Mwai Kibaki a beau prôner « l’enseignement de l’éthique et de la lutte contre la corruption dans les écoles primaires », rappeler à l’envi que le gouvernement a été élu à partir « d’une plate-forme qui a beaucoup promis » et mettre en place un Comité national anticorruption (National Anti-Corruption Campaign Steering Committee), sa bonne volonté affichée ne suffit pas toujours pour convaincre, même ses alliés.

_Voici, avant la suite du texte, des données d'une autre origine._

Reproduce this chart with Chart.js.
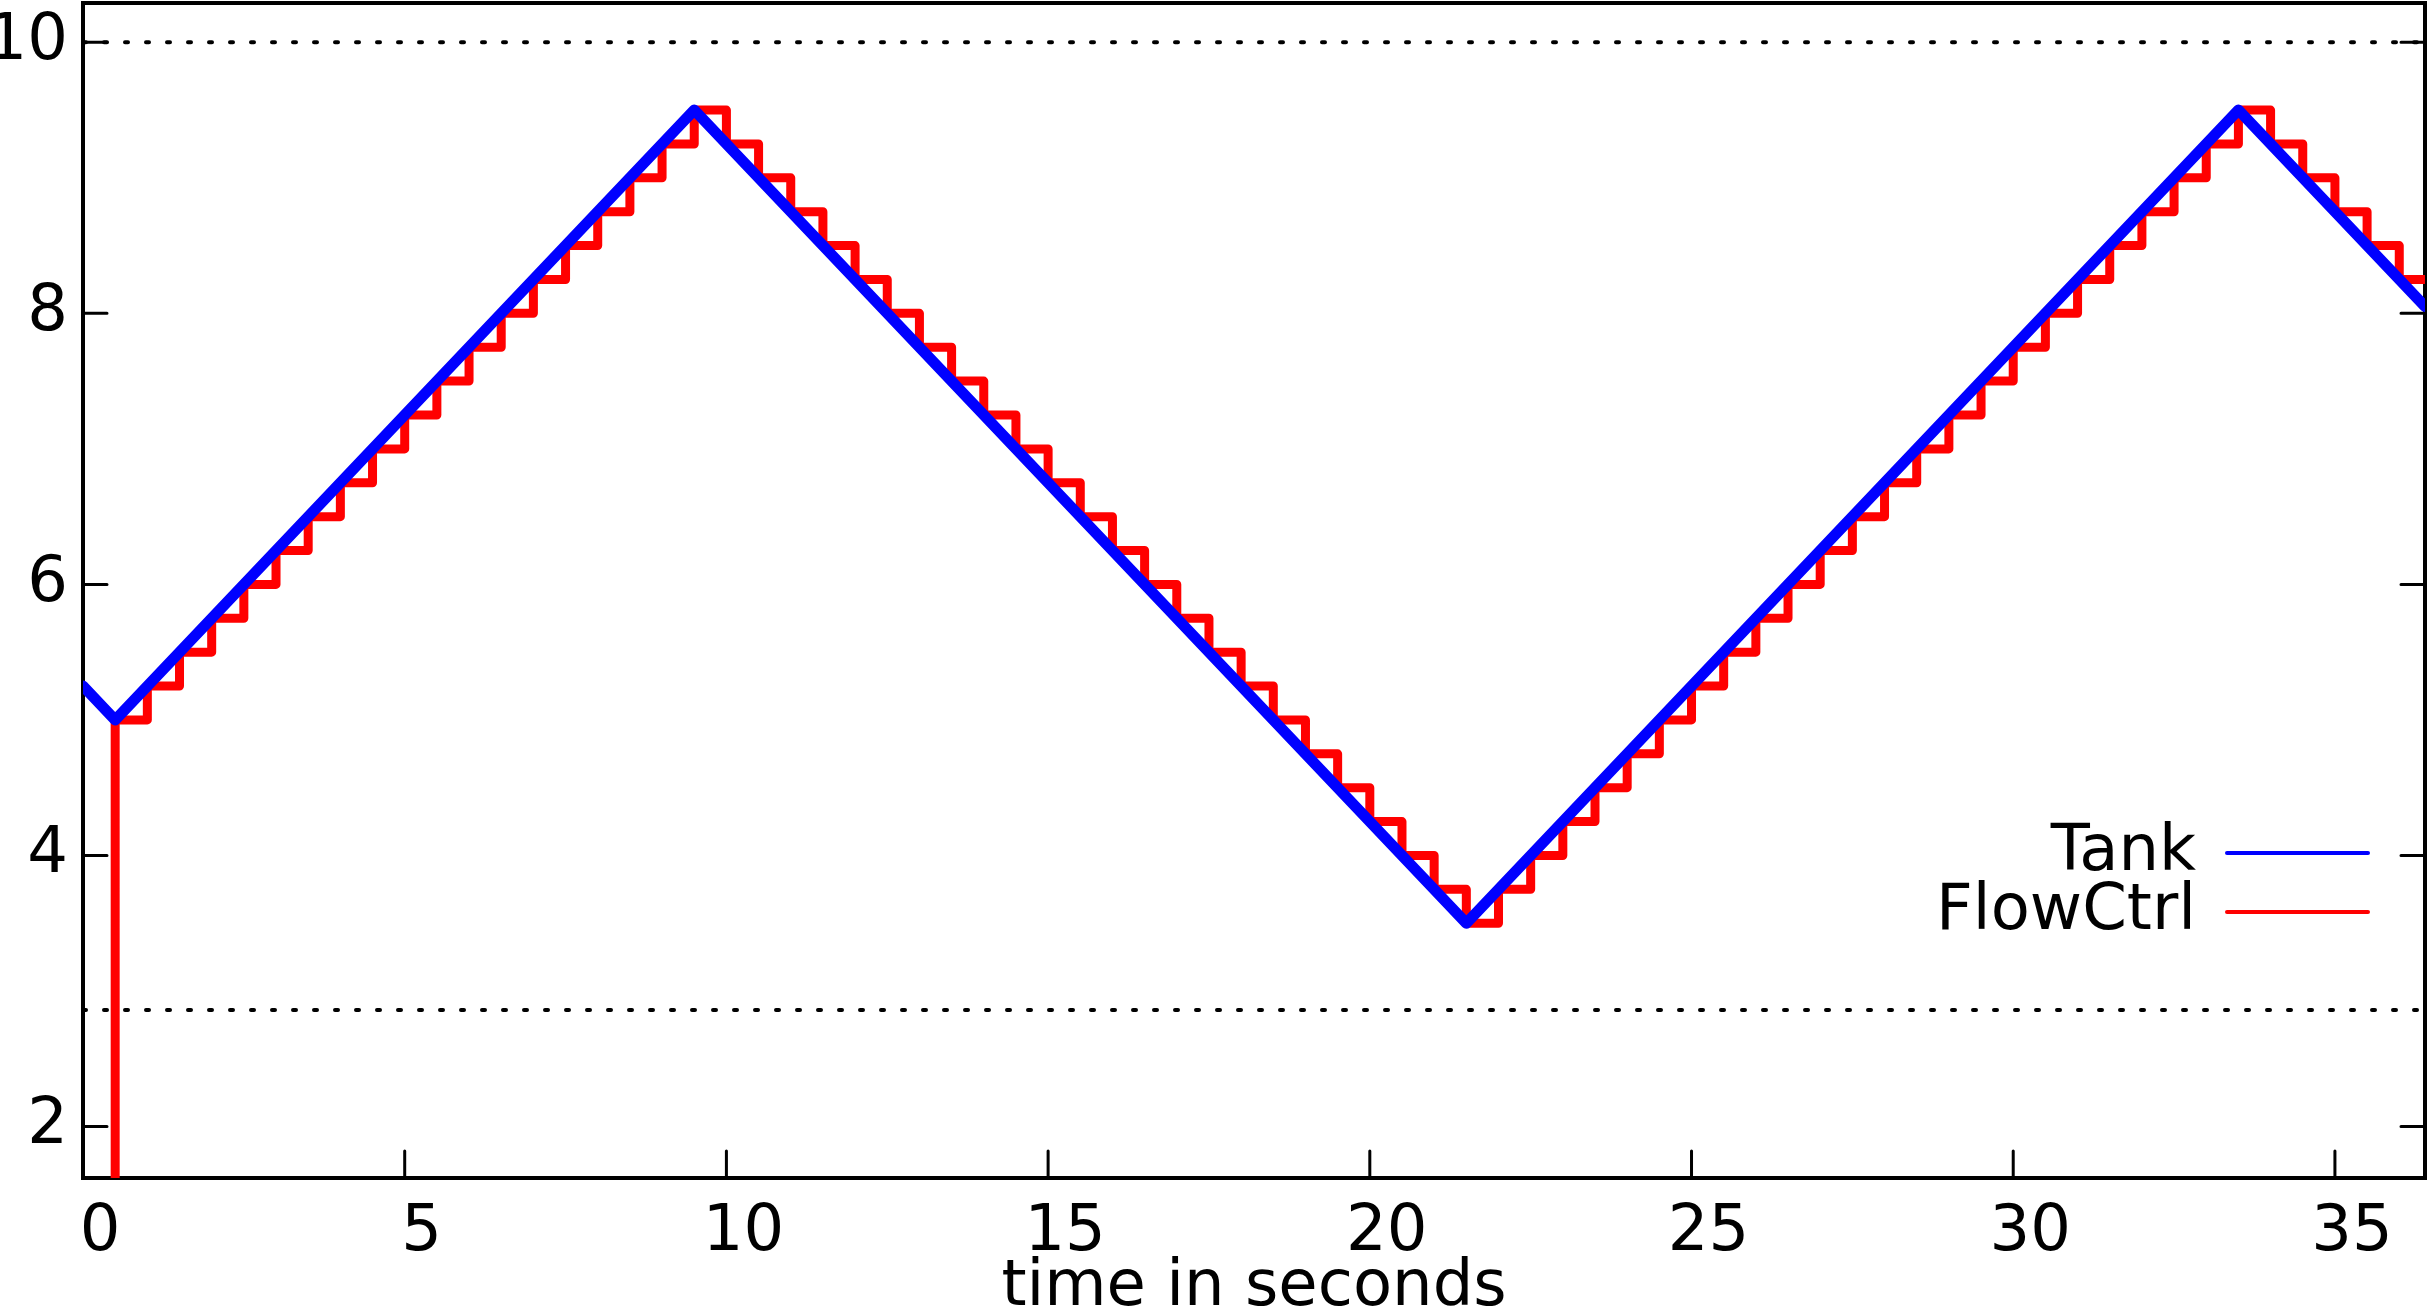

Ainsi le Liberal Democratic Party (LDP, membre de la coalition) a-t-il été échaudé par le « scandale des passeports » qui défraie la chronique depuis le début du mois de mai. Quatre fonctionnaires de haut rang ont été suspendus et une enquête est actuellement en cours à ce sujet. Elle concerne l’attribution d’un contrat de 34,6 millions de dollars à une entreprise française, François-Charles Oberthur Fiduciaire, pour l’impression de nouveaux passeports sécurisés, alors que le coût initial du projet avait été évalué à 10,2 millions de dollars. Le choix d’Oberthur Fiduciaire aurait été réalisé sans le moindre appel d’offres, à la suite de l’intervention d’une mystérieuse entreprise, l’Anglo Leasing & Finance Ltd. Une accusation démentie dans la presse kényane par Oberthur, pour qui ces soupçons sont « diffamatoires puisqu’il est impossible de comparer les projets, dont l’ampleur – et donc le coût – sont totalement différents ». L’importance accordée au projet viendrait de la volonté du gouvernement de prouver « son intention d’améliorer la sécurité nationale et de lutter contre le terrorisme ».

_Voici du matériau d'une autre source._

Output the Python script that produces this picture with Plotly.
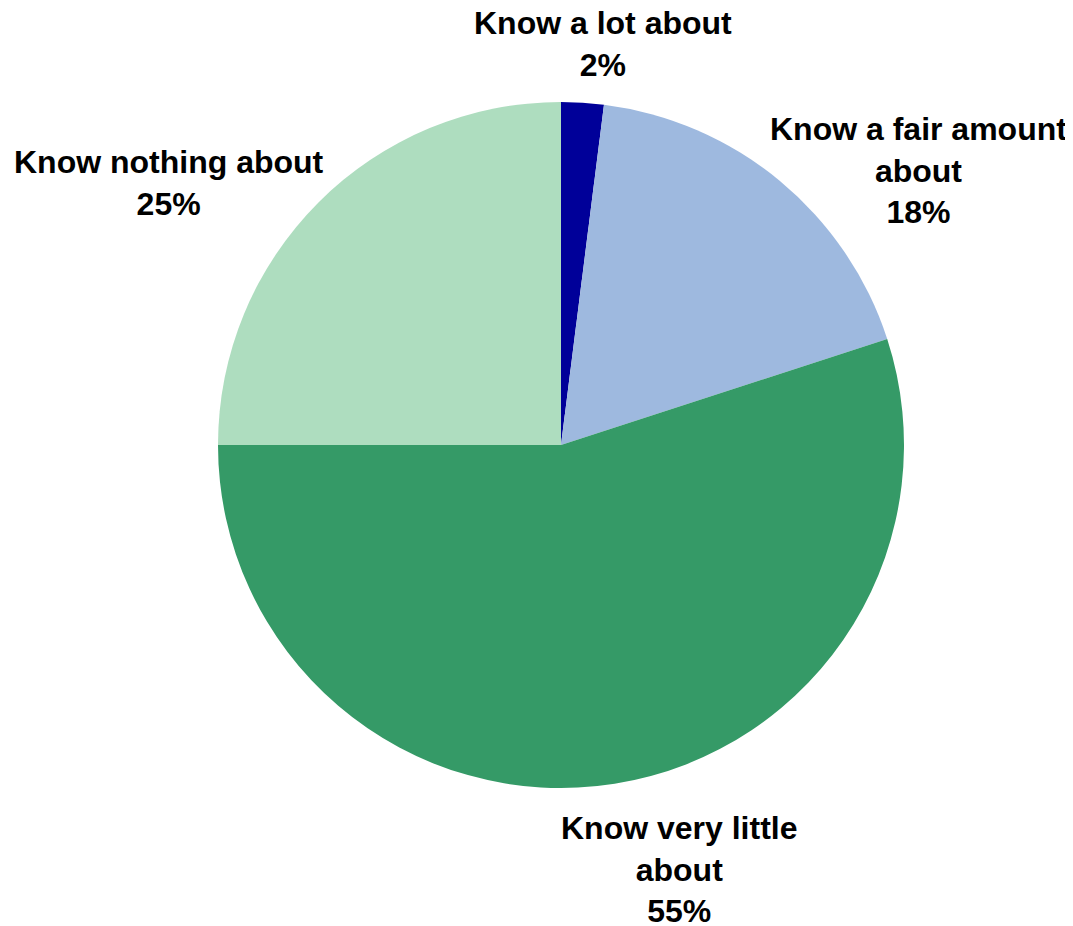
import plotly.graph_objects as go

labels = ["Know a lot about", "Know a fair amount about", "Know very little about", "Know nothing about"]
display_labels = ["Know a lot about", "Know a fair amount<br>about", "Know very little<br>about", "Know nothing about"]
values = [2, 18, 55, 25]
colors = ["#000099", "#9EB9DF", "#359A67", "#AEDDBF"]

W, H = 1073, 926
OFF = 8  # page body margin offset
cx, cy, r = 561 - OFF, 445 - OFF, 343

# label anchor positions (pixels, as seen in the page)
label_pos = [(603, 44), (918, 171), (679, 869), (169, 183)]

fig = go.Figure(go.Pie(
    labels=labels,
    values=values,
    marker=dict(colors=colors, line=dict(width=0)),
    sort=False,
    direction="clockwise",
    rotation=0,
    textinfo="none",
    hoverinfo="label+percent",
    domain=dict(x=[(cx - r) / W, (cx + r) / W], y=[1 - (cy + r) / H, 1 - (cy - r) / H]),
    showlegend=False,
))

for lab, v, (px, py) in zip(display_labels, values, label_pos):
    fig.add_annotation(
        x=(px - OFF) / W, y=1 - (py - OFF) / H, xref="paper", yref="paper",
        text=f"<b>{lab}<br>{v}%</b>", showarrow=False,
        xanchor="center", yanchor="middle", align="center",
        font=dict(family="Liberation Sans, Arial, sans-serif", size=32, color="#000000"),
    )

fig.update_layout(
    width=W, height=H,
    margin=dict(l=0, r=0, t=0, b=0),
    paper_bgcolor="white", plot_bgcolor="white",
)

fig.write_html("out.html")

Cette affaire est venue s’ajouter aux accusations de trafic d’influence portées contre le ministre du Commerce, Mukhisa Kituyi, au sujet d’une entreprise publique de ciment, l’East African Portland Cement Company.
Dans les deux cas, le gouvernement a réagi avec célérité, et il semble que l’affirmation du secrétaire permanent du ministère de l’Éthique et de la Gouvernance, John Githongo, selon laquelle « l’administration en place est prête à payer le prix politique de la lutte contre la corruption dans ses propres rangs, et cela quel que soit le niveau atteint par le phénomène », ne restera pas qu’un voeu pieux.
Prochaine étape : la nouvelle Constitution, promise au pays pour le 30 juin. Le délai risque d’être dépassé, mais, comme l’affirme Kiraitu Murungi, le ministre de la Justice et des Affaires constitutionnelles : « Nous ne devrions pas nous sentir pris en otage par cette date. La balle est désormais dans le camp des parlementaires, des hommes d’Église, des entrepreneurs et de la société civile pour parvenir à un consensus sur les quelques aspects encore non résolus… Je pense que c’est une question de mois. » Pour l’instant, les Kényans sont plus patients que Washington. Il n’est pas sûr qu’ils le restent éternellement.